[START]
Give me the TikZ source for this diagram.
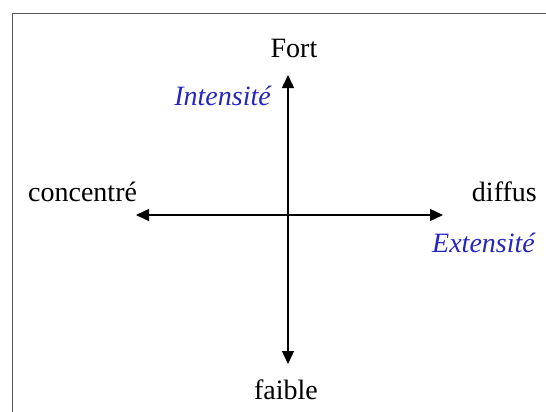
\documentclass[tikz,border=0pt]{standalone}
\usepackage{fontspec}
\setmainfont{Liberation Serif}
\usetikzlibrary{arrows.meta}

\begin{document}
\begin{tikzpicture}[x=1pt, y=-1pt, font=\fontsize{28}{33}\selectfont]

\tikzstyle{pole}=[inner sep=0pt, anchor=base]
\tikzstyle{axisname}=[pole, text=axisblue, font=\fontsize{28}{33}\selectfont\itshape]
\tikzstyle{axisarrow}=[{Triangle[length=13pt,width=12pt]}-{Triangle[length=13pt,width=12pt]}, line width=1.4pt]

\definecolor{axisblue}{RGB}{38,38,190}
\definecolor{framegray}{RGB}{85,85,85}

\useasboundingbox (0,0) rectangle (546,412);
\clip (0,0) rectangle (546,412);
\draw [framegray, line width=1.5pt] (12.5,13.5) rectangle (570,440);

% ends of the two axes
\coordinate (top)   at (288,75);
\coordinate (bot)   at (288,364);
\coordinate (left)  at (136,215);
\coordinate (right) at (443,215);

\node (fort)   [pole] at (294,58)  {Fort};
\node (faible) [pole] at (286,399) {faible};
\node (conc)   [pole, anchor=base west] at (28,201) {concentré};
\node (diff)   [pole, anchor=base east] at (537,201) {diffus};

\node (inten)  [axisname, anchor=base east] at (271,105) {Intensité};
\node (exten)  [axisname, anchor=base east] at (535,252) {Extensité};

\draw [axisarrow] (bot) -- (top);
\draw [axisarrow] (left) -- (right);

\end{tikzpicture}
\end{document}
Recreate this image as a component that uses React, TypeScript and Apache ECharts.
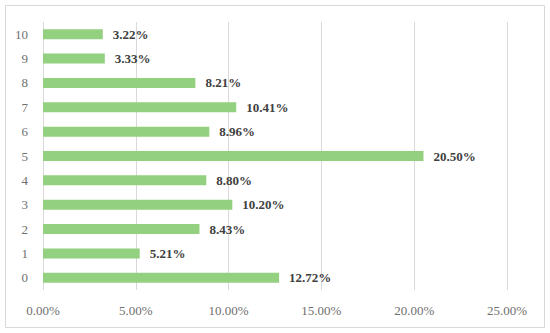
[END]
Exercise = Skip the pictures, please, and transcribe only the lines from the beginning of the material through the one that contains "(12.5,13.5) rectangle (570,440);".

The completed task =
Give me the TikZ source for this diagram.
\documentclass[tikz,border=0pt]{standalone}
\usepackage{fontspec}
\setmainfont{Liberation Serif}
\usetikzlibrary{arrows.meta}

\begin{document}
\begin{tikzpicture}[x=1pt, y=-1pt, font=\fontsize{28}{33}\selectfont]

\tikzstyle{pole}=[inner sep=0pt, anchor=base]
\tikzstyle{axisname}=[pole, text=axisblue, font=\fontsize{28}{33}\selectfont\itshape]
\tikzstyle{axisarrow}=[{Triangle[length=13pt,width=12pt]}-{Triangle[length=13pt,width=12pt]}, line width=1.4pt]

\definecolor{axisblue}{RGB}{38,38,190}
\definecolor{framegray}{RGB}{85,85,85}

\useasboundingbox (0,0) rectangle (546,412);
\clip (0,0) rectangle (546,412);
\draw [framegray, line width=1.5pt] (12.5,13.5) rectangle (570,440);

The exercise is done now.